Tucked within the vaulted quiet of KRUPA in London, Æon stages an encounter with the non-human vastness of time.
Drawing from H.P. Lovecraft’s cosmic pessimism, the exhibition unfurls an aesthetics of deep temporality, where the human is neither protagonist nor reliable narrator. Instead, we enter a realm where artistic form collapses chronology, and meaning is sedimented, not declared. The show features works by Justyna and Paweł Baśnik, alongside the duo Inside Job (Ula Lucińska and Michał Knychaus), whose practices tease the edge of the comprehensible, gesturing toward aeons as not just units of geological time but ontological states.
Justyna Baśnik’s Solastalgia series, especially Larix decidua, channels the elegiac pulse of plant life navigating extinction and memory. Her reinterpretations of medieval iconography — altarpieces where larch trees replace Christian allegory — treat botanical existence as a sacred continuum, displaced but undefeated. Fossils serve not as relics but as oracles. In Tabernaculum, a prehistoric cephalopod shell replaces the eucharist, suggesting that the divine now resides in fossilized traces of life predating even myth.
Inside Job’s post-human landscapes conjure the botanical uncanny.
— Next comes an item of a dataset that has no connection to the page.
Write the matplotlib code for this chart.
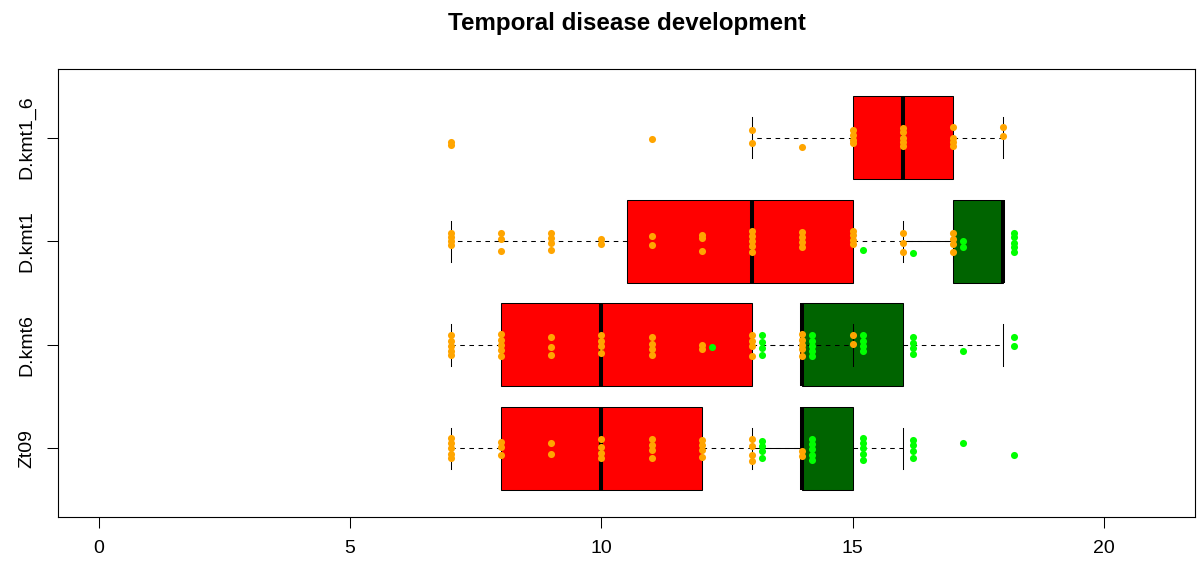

In Will Spread, thistle silhouettes — survivors of human disturbance — merge with the cryptic logic of the Voynich manuscript, offering vegetal forms as speculative language. The Antiya series escalates this, presenting bio-tech hybrids sprawling across industrial carcasses. Leather, metal, cotton: materials re-engineered into semi-sentient flora. These works mutate across iterations, refusing fixity, modeling survival not as resilience but as continual adaptation.
Paweł Baśnik’s canvases operate in geological time. Through pigment flows echoing rock erosion and tectonic drift, his paintings deny the gesture of the artist as much as they perform it. In In His House at R’lyeh Dead Cthulhu Waits Dreaming, Lovecraft’s monstrous geometry is evoked through oozing, barely-formed shapes. Here, the monstrous is not grotesque but inevitable — matter folding into its own laws, art as mineral memory.
Together, these practices abandon anthropocentrism not with didacticism, but with an eerie elegance. In Æon, temporality liquefies; identity becomes substrate. What we witness is not the end of the human, but its dispersal — into pigment, into plant, into myth and mineral. A new narrative language is germinating, not one of endings or warnings, but of emergence.